Thunderbolts #158

Story by
Art by
Kev Walker
Colors by
Frank Martin Jr.
Letters by
Albert Deschesne
Cover by
Marvel Comics

When "Thunderbolts" had to tie into "Shadowland" last year, I remember being impressed at how well the comic stood on its own and made sense even if you hadn't read the main mini-series, while still having a lot to do with the other story. It seems like an obvious thing to strive for, but it's still a rarity in comic-event tie-ins. With "Fear Itself," "Thunderbolts" is once more showing everyone else just how it's done, and as a "Thunderbolts" fan I'm quite pleased.

Jeff Parker has several things to accomplish here; remove most of the Thunderbolts from the Raft so that the events of "Fear Itself" can happen, make the situation keeping they away believable, and have Juggernaut's transformation feel logical. Happily he succeeds in all three of these.

The story in Iraq with the team fighting the undead could have been cheesy or boring, but Parker manages to make it both tense and funny. With the B-Team leading the charge, you get the distinct impression that at any moment some or all of them could die. Parker keeps you guessing the fate of all of the characters up until the bitter end, and moments like Shocker getting buried in a mound of zombies is surprisingly entertaining. (Sorry, Shocker.) As the teams end up working together, it's nice to see it resolved due to the different characters using deductive reasoning to figure out what's causing it, even as early guesses make sense but don't quite succeed.

As for the temptation of Juggernaut, Parker set this up over the last few issues, so that it feels organic and part of "Thunderbolts" rather than something simply foisted on him by "Fear Itself." So when Juggernaut takes the hammer and is finally transformed, well, you can see things shift instantly from bad to very, very bad. It's a great turning point for the issue, and it sets up the next Thunderbolts mission in an interesting way. With their backs to the wall, Parker gives us some doubt on how the B-Team will react. Or in other words, this is great story material that readers will be dying to see resolved next issue. That's how you handle a cliffhanger.
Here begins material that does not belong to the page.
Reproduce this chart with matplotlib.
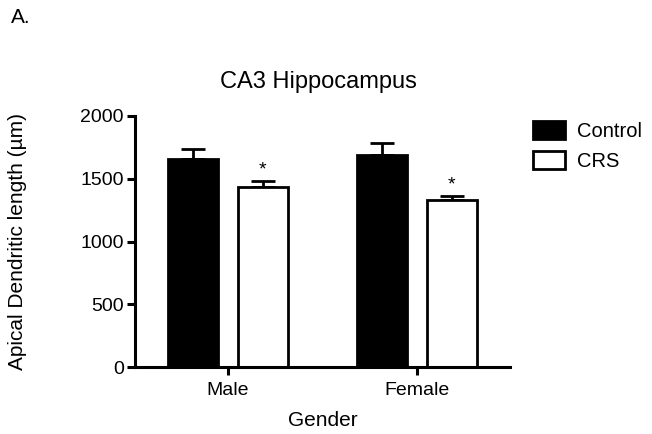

Kev Walker's art is, as always, excellent. The shift from the empty, uncluttered setting of Iraq to the rainy, crowded ruins of the Raft is a great visual shift, one that instantly puts you in a different frame of mind. Then again, it's not surprising; this is an artist who things about each page carefully, from panel placement to the thickness of borders to evoke different moods. Walker works so well with Parker that should one of them ever decide to leave the title, I hope it's to collaborate with the other on a different comic.

"Thunderbolts" #158 works perfectly; it advances "Thunderbolts" and "Fear Itself" storylines, and appeals to readers of either comic. More importantly, it's a hell of a lot of fun. If there was any justice in comics, "Thunderbolts" would be a top-ten title on the periodical charts. If you aren't reading "Thunderbolts," this current storyline is a nice place to begin.